2. M83 – Kim and Jessie/Skin of the Night – I just discovered this album recently, but hot damn, this sounds NOTHING like what I remember of them (him?) from years ago. And good god, it is fantastic! Again, I couldn’t choose between these two consecutive songs because they are just so damn good and go so well together. They both kind of sound like My Bloody Valentine plus Tears for Fears plus Spandau Ballet, which is a serious complement around these parts. And I’m guessing that 1) I’m pretty spot on in that assessment, and 2) there’s some self-awareness as I now look and see the album’s cover has various figures from 80’s movies on it. Frankly, this should really be on the Album List instead because the whole thing is so good, but that would leave a big hole here, and I’d prefer to solve this problem now and deal with the fallout later.
1. Fleet Foxes / Tiger Mountain Peasant Song – A somewhat surprising choice in my mind because I resisted this band for much of the year, and because this song is essentially just a lone voice over an acoustic guitar. Perhaps an appreciative nod to them in light of my recent attempts at learning how to finger-pick (I still suck), but this song, and that voice, is jaw-droppingly gorgeous and stirs quite the feelings of grandeur and vulnerability, beauty and pain that our wonderful natural world, and nature itself, creates and is. And it inspired something as awesome as this cover:
Subscribe to:
Post Comments (Atom)
13 comments:
To be fair, I am pretty incredible
I told you, I pissed it away! Oh don't make that face. (looks at Smithers) Yes, that's the one. Smithers, I need someone that laughs at all my jokes.

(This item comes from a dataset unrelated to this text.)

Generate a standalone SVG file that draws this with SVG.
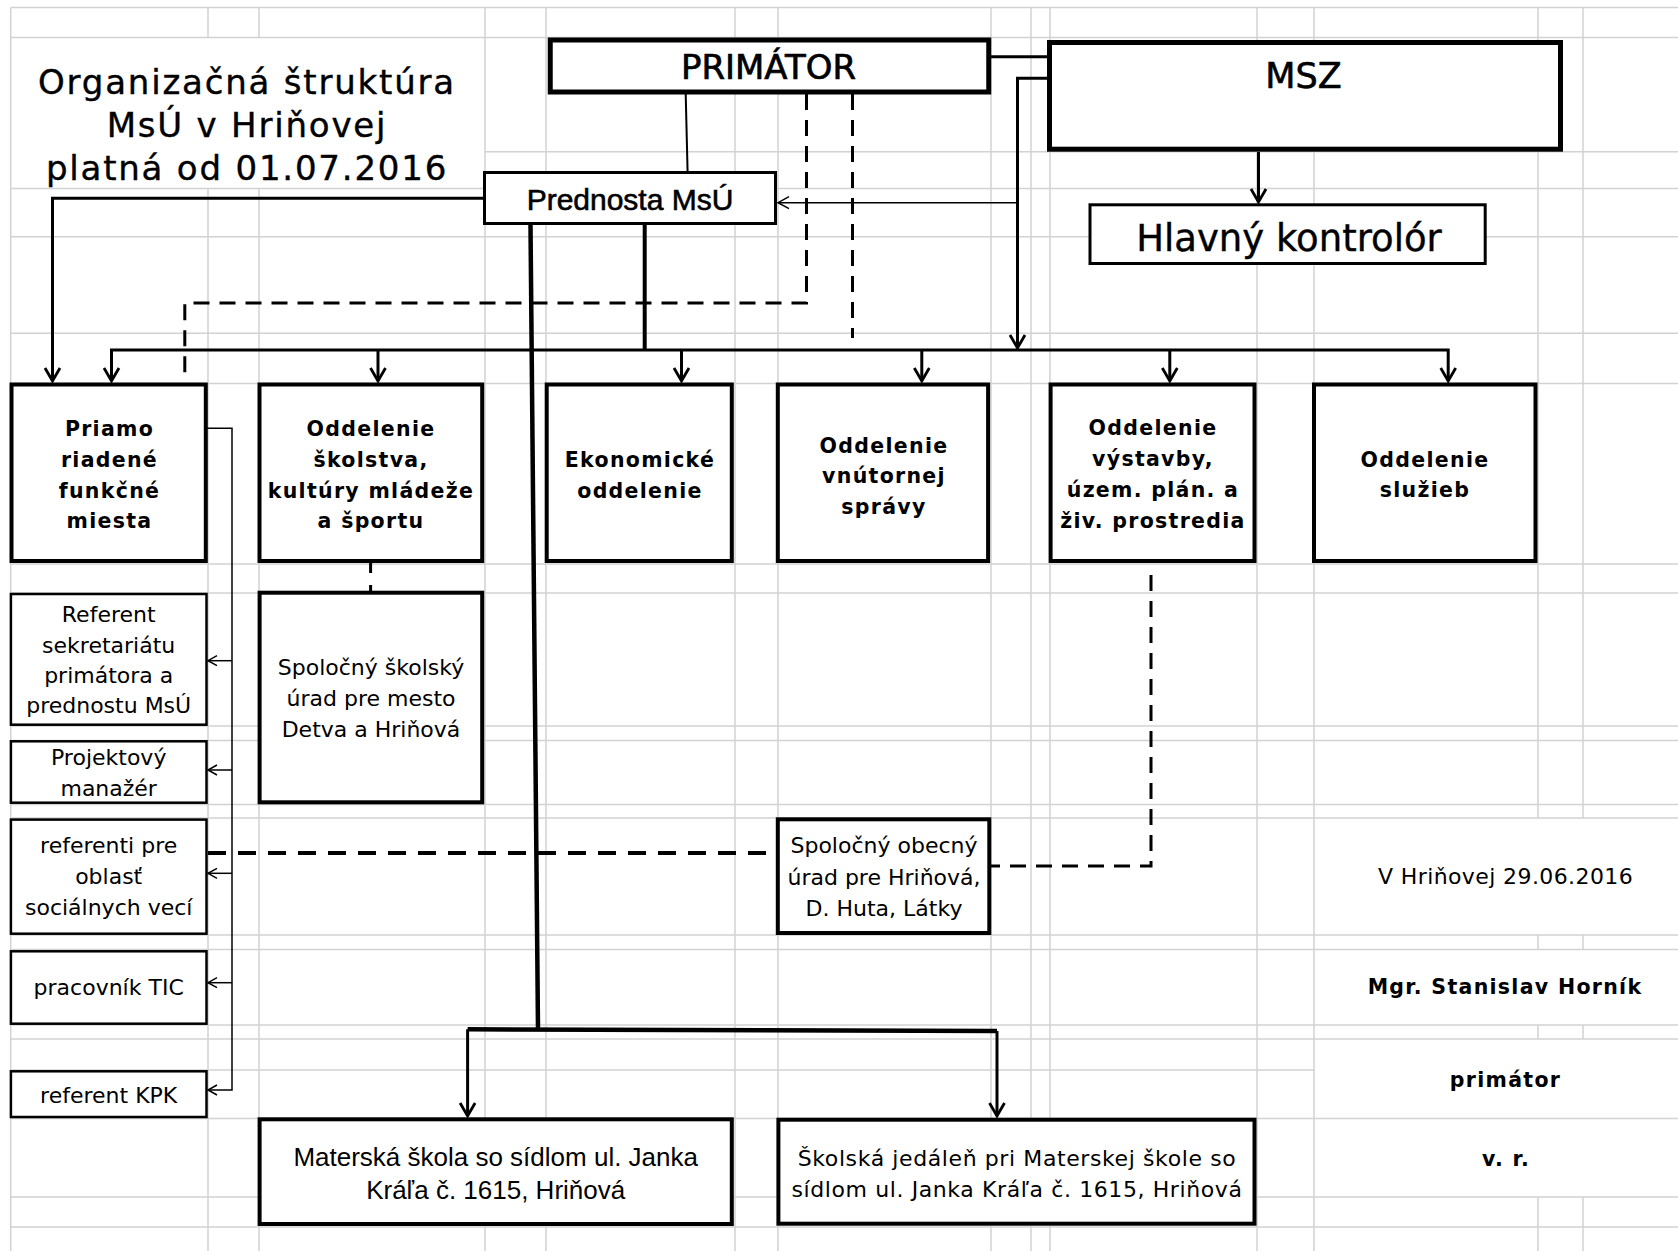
<svg xmlns="http://www.w3.org/2000/svg" width="1678" height="1251" viewBox="0 0 1678 1251">
<style>
.grid path{stroke:#d2d2d2;stroke-width:1.5;fill:none}
.bx{fill:#fff;stroke:#000}
.b5{stroke-width:5}
.b4{stroke-width:4}
.b3{stroke-width:3}
.b2{stroke-width:2.5}
.c{fill:none;stroke:#000;stroke-linejoin:miter}
.dash{stroke-dasharray:16 10}
.t{font-family:"DejaVu Sans",Verdana,sans-serif;fill:#000;text-anchor:middle}
.dep{font-family:"DejaVu Sans",Verdana,sans-serif;font-weight:bold;font-size:20.5px;letter-spacing:1.3px;fill:#000;text-anchor:middle}
.sm{font-size:22px}
.ar{font-family:"Liberation Sans",Arial,sans-serif;fill:#000;text-anchor:middle}
</style>
<defs>
<marker id="ah" viewBox="-16 -10 20 20" refX="0" refY="0" markerWidth="20" markerHeight="20" markerUnits="userSpaceOnUse" orient="auto" overflow="visible"><path d="M-13,-7.5 L0,0 L-13,7.5" fill="none" stroke="#000" stroke-width="2.8"/></marker>
<marker id="at" viewBox="-12 -8 14 16" refX="0" refY="0" markerWidth="14" markerHeight="16" markerUnits="userSpaceOnUse" orient="auto" overflow="visible"><path d="M-9,-5 L0,0 L-9,5" fill="none" stroke="#000" stroke-width="1.5"/></marker>
<marker id="am" viewBox="-14 -8 16 16" refX="0" refY="0" markerWidth="16" markerHeight="16" markerUnits="userSpaceOnUse" orient="auto" overflow="visible"><path d="M-11,-6 L0,0 L-11,6" fill="none" stroke="#000" stroke-width="1.5"/></marker>
</defs>
<rect width="1678" height="1251" fill="#fff"/>
<g class="grid" id="grid">
<path d="M10.7,7.5V1251 M208,7.5V37.5 M208,188.5V1251 M259,7.5V37.5 M259,188.5V1251 M485,7.5V1251 M546,7.5V1251 M735,7.5V1251 M778,7.5V1251 M991,7.5V1251 M1031,7.5V1251 M1050,7.5V1251 M1257,7.5V1251 M1314,7.5V1251 M1538,7.5V818 M1538,935V949.5 M1538,1025V1039 M1538,1197V1251 M1583,7.5V818 M1583,935V949.5 M1583,1025V1039 M1583,1197V1251"/>
<path d="M10.7,7.5H1678 M10.7,37.5H1678 M485,151.7H1678 M10.7,188.5H1678 M10.7,236.7H1678 M10.7,333.2H1678 M10.7,383.5H1678 M10.7,564H1678 M10.7,593H1678 M10.7,726H1678 M10.7,740.5H1678 M10.7,804.5H1678 M10.7,818H1678 M10.7,935H1678 M10.7,949.5H1678 M10.7,1025H1678 M10.7,1039H1678 M10.7,1070H1314 M10.7,1118.5H1678 M10.7,1197H1678 M10.7,1227H1678"/>
</g>
<g id="connectors">
<path class="c" stroke-width="2" d="M685.7,94 L687.6,172"/>
<path class="c" stroke-width="3" d="M991,56.7 H1048"/>
<path class="c" stroke-width="3" d="M1048,78.3 H1017.5 V348" marker-end="url(#ah)"/>
<path class="c" stroke-width="1.5" d="M1017.5,202.7 H778" marker-end="url(#am)"/>
<path class="c" stroke-width="3" d="M1258.5,152 V202" marker-end="url(#ah)"/>
<path class="c" stroke-width="3" d="M484,198.3 H52.5 V381" marker-end="url(#ah)"/>
<path class="c" stroke-width="4" d="M644.7,225 V350"/>
<path class="c" stroke-width="3" d="M111.5,381 V350 H1448.2 V381" marker-end="url(#ah)"/>
<path class="c" stroke-width="3" d="M378,350 V381" marker-end="url(#ah)"/>
<path class="c" stroke-width="3" d="M681.5,350 V381" marker-end="url(#ah)"/>
<path class="c" stroke-width="3" d="M921.8,350 V381" marker-end="url(#ah)"/>
<path class="c" stroke-width="3" d="M1169.8,350 V381" marker-end="url(#ah)"/>
<path class="c" stroke-width="3" d="M111.5,350 V381" marker-end="url(#ah)"/>
<path class="c dash" stroke-width="3" d="M806.5,94 V303 H184.8 V382"/>
<path class="c dash" stroke-width="3" d="M852.5,94 V338"/>
<path class="c" stroke-width="3" stroke-dasharray="10 12" d="M370.6,563 V591"/>
<path class="c dash" stroke-width="3" d="M1151,575 V866 H991"/>
<path class="c" stroke-width="4" stroke-dasharray="18 12" d="M208,853 H776"/>
<path class="c" stroke-width="1.5" d="M207,428.3 H232 V1090 H208" marker-end="url(#at)"/>
<path class="c" stroke-width="1.5" d="M232,660.7 H208" marker-end="url(#at)"/>
<path class="c" stroke-width="1.5" d="M232,770 H208" marker-end="url(#at)"/>
<path class="c" stroke-width="1.5" d="M232,873.3 H208" marker-end="url(#at)"/>
<path class="c" stroke-width="1.5" d="M232,982.7 H208" marker-end="url(#at)"/>
<path class="c" stroke-width="4.5" d="M530.5,225 L538,1029"/>
<path class="c" stroke-width="4.5" d="M467.6,1029.3 L997,1031"/>
<path class="c" stroke-width="3" d="M467.6,1029.3 V1116" marker-end="url(#ah)"/>
<path class="c" stroke-width="3" d="M997,1031 V1116" marker-end="url(#ah)"/>
</g>
<g id="title">
<text class="t" font-size="34" letter-spacing="1.8" stroke="#000" stroke-width="0.4" x="247" y="94">Organizačná štruktúra</text>
<text class="t" font-size="34" letter-spacing="1.8" stroke="#000" stroke-width="0.4" x="247" y="137">MsÚ v Hriňovej</text>
<text class="t" font-size="34" letter-spacing="1.8" stroke="#000" stroke-width="0.4" x="247" y="180">platná od 01.07.2016</text>
</g>
<g id="primator"><rect class="bx b5" x="550.25" y="40" width="438.5" height="52"/><text class="t" font-size="34" stroke="#000" stroke-width="0.7" x="768.5" y="79" textLength="175" lengthAdjust="spacingAndGlyphs">PRIMÁTOR</text></g>
<g id="msz"><rect class="bx b5" x="1049.5" y="42.5" width="511" height="106.7"/><text class="t" font-size="35" stroke="#000" stroke-width="0.6" x="1303.5" y="88">MSZ</text></g>
<g id="prednosta"><rect class="bx b3" x="484.5" y="172.5" width="291" height="51"/><text class="ar" font-size="30" stroke="#000" stroke-width="0.6" x="630" y="210">Prednosta MsÚ</text></g>
<g id="kontrolor"><rect class="bx b3" x="1090" y="204.8" width="395.2" height="58.7"/><text class="t" font-size="37" stroke="#000" stroke-width="0.4" x="1289" y="251">Hlavný kontrolór</text></g>
<g id="dept1"><rect class="bx b4" x="11.5" y="384.5" width="194.3" height="176.5"/><text class="dep" x="109.5" y="436">Priamo</text><text class="dep" x="109.5" y="466.7">riadené</text><text class="dep" x="109.5" y="497.7">funkčné</text><text class="dep" x="109.5" y="528.3">miesta</text></g>
<g id="dept2"><rect class="bx b4" x="259.5" y="384.5" width="222.7" height="176.5"/><text class="dep" x="371" y="436">Oddelenie</text><text class="dep" x="371" y="466.7">školstva,</text><text class="dep" x="371" y="497.7" letter-spacing="0.2">kultúry mládeže</text><text class="dep" x="371" y="528.3">a športu</text></g>
<g id="dept3"><rect class="bx b4" x="546.7" y="384.5" width="185.1" height="176.5"/><text class="dep" x="640" y="466.7" letter-spacing="2">Ekonomické</text><text class="dep" x="640" y="497.7">oddelenie</text></g>
<g id="dept4"><rect class="bx b4" x="777.8" y="384.5" width="210.3" height="176.5"/><text class="dep" x="884" y="452.5">Oddelenie</text><text class="dep" x="884" y="483">vnútornej</text><text class="dep" x="884" y="513.5">správy</text></g>
<g id="dept5"><rect class="bx b4" x="1050.6" y="384.5" width="203.9" height="176.5"/><text class="dep" x="1153" y="435">Oddelenie</text><text class="dep" x="1153" y="465.5">výstavby,</text><text class="dep" x="1153" y="497">územ. plán. a</text><text class="dep" x="1153" y="527.5">živ. prostredia</text></g>
<g id="dept6"><rect class="bx b4" x="1314" y="384.5" width="221.5" height="176.5"/><text class="dep" x="1425" y="466.7">Oddelenie</text><text class="dep" x="1425" y="496.7">služieb</text></g>
<g id="referent"><rect class="bx b2" x="10.9" y="594" width="195.6" height="130.7"/><text class="t sm" x="108.7" y="622.3">Referent</text><text class="t sm" x="108.7" y="652.7">sekretariátu</text><text class="t sm" x="108.7" y="683.3">primátora a</text><text class="t sm" x="108.7" y="713.3">prednostu MsÚ</text></g>
<g id="projekt"><rect class="bx b2" x="10.9" y="741.3" width="195.6" height="61.4"/><text class="t sm" x="108.7" y="765">Projektový</text><text class="t sm" x="108.7" y="795.5">manažér</text></g>
<g id="socialne"><rect class="bx b2" x="10.9" y="819.6" width="195.6" height="114.1"/><text class="t sm" x="108.7" y="853.3">referenti pre</text><text class="t sm" x="108.7" y="884">oblasť</text><text class="t sm" x="108.7" y="915">sociálnych vecí</text></g>
<g id="tic"><rect class="bx b2" x="10.9" y="951.3" width="195.6" height="72.4"/><text class="t sm" x="108.7" y="995">pracovník TIC</text></g>
<g id="kpk"><rect class="bx b2" x="10.9" y="1071.3" width="195.6" height="45.7"/><text class="t sm" x="108.7" y="1103.3">referent KPK</text></g>
<g id="skolsky-urad"><rect class="bx b4" x="259.6" y="592.7" width="222.6" height="209.6"/><text class="t sm" x="371" y="675">Spoločný školský</text><text class="t sm" x="371" y="706">úrad pre mesto</text><text class="t sm" x="371" y="737">Detva a Hriňová</text></g>
<g id="obecny-urad"><rect class="bx b4" x="777.8" y="819.3" width="211.5" height="113.7"/><text class="t sm" x="884" y="853.3">Spoločný obecný</text><text class="t sm" x="884" y="885">úrad pre Hriňová,</text><text class="t sm" x="884" y="915.5">D. Huta, Látky</text></g>
<g id="materska"><rect class="bx b4" x="259.6" y="1119.3" width="472.2" height="104.7"/><text class="ar" font-size="26" x="495.7" y="1165.7">Materská škola so sídlom ul. Janka</text><text class="ar" font-size="26" x="495.7" y="1199">Kráľa č. 1615, Hriňová</text></g>
<g id="jedalen"><rect class="bx b4" x="778.4" y="1119.7" width="476.1" height="104"/><text class="t sm" letter-spacing="0.6" x="1017" y="1165.7">Školská jedáleň pri Materskej škole so</text><text class="t sm" letter-spacing="0.6" x="1017" y="1196.7">sídlom ul. Janka Kráľa č. 1615, Hriňová</text></g>
<g id="signature">
<text class="t sm" letter-spacing="0.4" x="1505.5" y="884">V Hriňovej 29.06.2016</text>
<text class="dep" letter-spacing="1.6" x="1505" y="994">Mgr. Stanislav Horník</text>
<text class="dep" x="1505.5" y="1086.7">primátor</text>
<text class="dep" x="1506" y="1165.7">v. r.</text>
</g>
</svg>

You know, honest feedback.
Tried to give these a listen, but the hi hat kept driving me nuts.
i tried finding more songs by those sisters who cover the fleet foxes song and fell into a deeply weird world of scandinavian pop.

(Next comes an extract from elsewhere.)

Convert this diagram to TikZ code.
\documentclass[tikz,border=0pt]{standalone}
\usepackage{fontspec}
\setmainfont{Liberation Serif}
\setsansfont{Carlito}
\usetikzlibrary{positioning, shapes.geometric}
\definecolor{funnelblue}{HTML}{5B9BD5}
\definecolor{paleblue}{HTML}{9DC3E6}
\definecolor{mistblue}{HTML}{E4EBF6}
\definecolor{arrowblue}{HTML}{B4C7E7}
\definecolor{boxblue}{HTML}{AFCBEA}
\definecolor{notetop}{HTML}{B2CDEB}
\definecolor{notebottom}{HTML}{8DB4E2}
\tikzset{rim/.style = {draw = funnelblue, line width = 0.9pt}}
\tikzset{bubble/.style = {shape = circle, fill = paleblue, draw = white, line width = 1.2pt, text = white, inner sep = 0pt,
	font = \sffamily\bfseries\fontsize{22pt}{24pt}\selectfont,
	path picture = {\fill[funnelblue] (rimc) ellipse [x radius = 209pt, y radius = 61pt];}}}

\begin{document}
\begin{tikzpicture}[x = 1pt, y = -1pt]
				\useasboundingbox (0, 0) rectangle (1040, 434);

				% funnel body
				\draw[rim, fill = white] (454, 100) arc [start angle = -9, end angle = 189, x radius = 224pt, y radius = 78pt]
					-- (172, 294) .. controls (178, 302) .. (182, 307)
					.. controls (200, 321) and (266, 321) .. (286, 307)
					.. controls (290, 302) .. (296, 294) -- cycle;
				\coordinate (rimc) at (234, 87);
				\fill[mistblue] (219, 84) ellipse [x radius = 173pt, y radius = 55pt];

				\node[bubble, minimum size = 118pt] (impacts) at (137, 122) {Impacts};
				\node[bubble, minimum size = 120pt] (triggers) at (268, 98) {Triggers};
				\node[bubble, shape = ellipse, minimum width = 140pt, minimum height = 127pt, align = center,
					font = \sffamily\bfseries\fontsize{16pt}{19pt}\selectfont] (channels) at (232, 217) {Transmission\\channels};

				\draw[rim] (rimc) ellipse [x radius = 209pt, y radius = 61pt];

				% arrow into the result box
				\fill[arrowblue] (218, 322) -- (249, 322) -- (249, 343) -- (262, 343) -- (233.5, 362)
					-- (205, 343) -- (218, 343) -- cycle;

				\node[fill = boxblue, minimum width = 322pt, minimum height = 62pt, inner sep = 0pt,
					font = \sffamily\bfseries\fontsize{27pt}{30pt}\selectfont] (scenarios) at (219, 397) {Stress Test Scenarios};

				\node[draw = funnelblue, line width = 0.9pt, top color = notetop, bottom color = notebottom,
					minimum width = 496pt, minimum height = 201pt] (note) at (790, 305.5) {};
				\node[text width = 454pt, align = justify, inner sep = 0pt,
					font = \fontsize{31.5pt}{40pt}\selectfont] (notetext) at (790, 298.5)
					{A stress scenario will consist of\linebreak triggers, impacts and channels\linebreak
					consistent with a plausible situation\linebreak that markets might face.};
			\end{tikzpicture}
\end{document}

feds - nice, dude. that was obv written w you in mind.
john - that's surprising and somewhat intriguing. though ultimately i dont think they can possibly get the stars to align on another video as they did here. hari made an interesting point how that video is good because of different aspects and would be worse if you took away any one of them. of course he's too "incredible" or "lazy" to actually comment like that here.
Thanks for putting up this list...I haven't listened to all the songs, but it's nice not to have to do the work and just a get a list produced of music that will probably be ok to listen to...and then I don't have to keep putting repeat on the thin red line soundtrack...
This is John here again...Guzman that is. Great segment/piece about Under the Pine. Song sucks tho...
Yea, most of this music is ok...there was this one kim and jessie that was ok...for the most part, i'm really upset that i wasted like half an hour giving these a try and I want to take back my initial comment about being appreciative of all the work you do in posting materials, lists, etc. I fukin hate pants.
guzman -
dude, i dont want to know what the thin red line soundtrack is like. im assuming it's just sounds of guns firing and the screams of viet cong getting killed. why are you listening to that, dude?
under the pines is awesome man, what are you nuts? and how are you listening to these songs so fast? are you downloading them at work? soulseek?
i have a feeling youre going to love the m83 album. at least you should. that might be the only one you like. you may the portishead too. the mars volta album they released this year was awful, sorry dog.
Yea Portishead's good, they've got a portuguese piece in the beginning...M83 is sort of my style...but not quite
Mars Volta was my style...and then they stopped doing drugs...
there's a time and place for everything...time and place people...and this ain't the time to cut drugs out of the routine
thin red line soundtrack..for the most part is "not a score that tries to glorify the horrors of war, and make it exciting - and neither is the film the music is written for. There is not one single cue with traditional Zimmer action music on the soundtrack album. Actually the majority of the music is slow. Very slow."
I was listening to that Fleet Foxes song while reading this list. Crazy.
I just found out that the girls who covered that fleet foxes song are 18 and 15. That's crazy.